So after R&R of the transmission revealed no obvious issues, I think I finally got it figured out. Turns out the hydraulic throwout bearing was overextending the pressure plate fingers. Of course, it took an entire afternoon of trying to get the TOB bled to make this determination (tip - if you EVER have to bleed an hydraulic throwout bearing, use a MityVac or similar to put 20" of vacuum on the bleed line. Draw the line full of fluid first, then push pedal down, watch air bubbles disappear into reservoir, then release the pedal. Repeat. It's the ONLY way to stop the air from being drawn back into the bearing/line.)
With Junior fully pressing the pedal, I couldn't budge the back tires. As she slowly released the pedal, I could start to spin them. Short term fix - I fabricated an adjustable pedal stop for the clutch pedal to limit bearing throw. Long term fix - buy a RAM hydraulic adjuster and install in-line. It basically adds extra volume to the feed line via a screw adjuster, so I can limit overtravel and move the bite point down for the pedal. I have yet to test it out on the ground with the engine started, but if I can spin the damn wheels by hand on jackstands, then it has to be releasing.

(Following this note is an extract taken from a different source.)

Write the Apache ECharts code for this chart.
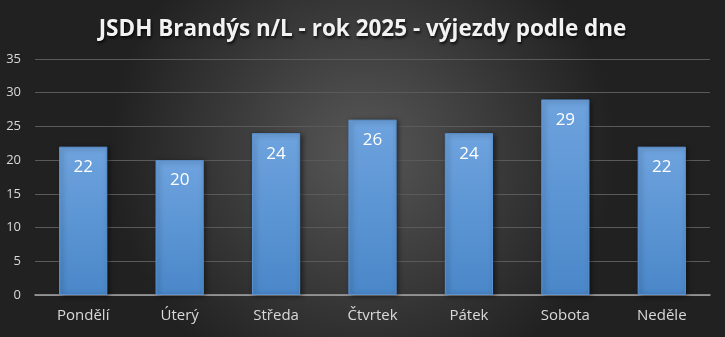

I was able to get some small work done - rust converter sprayed where windshield frame had surface rust, race harness/belts installed, plug wire holders bolted in, engine limit turnbuckle installed. Pretty confident I can make the close-ish race three weeks from now. I could probably make the hillclimb in two, but that is not exactly the best place for a shakedown.
Bad news - my racing partner/coworker royally f*cked his car up at CMS this weekend doing fun runs. Lost concentration and tried a line he shouldn't have. Bounced the car sideways off a concrete barrier. Good bit of body damage, brand new steering rack broken, wheel shattered, and front suspension f*cked. I suspect he'll be driving my Porsche in the interim.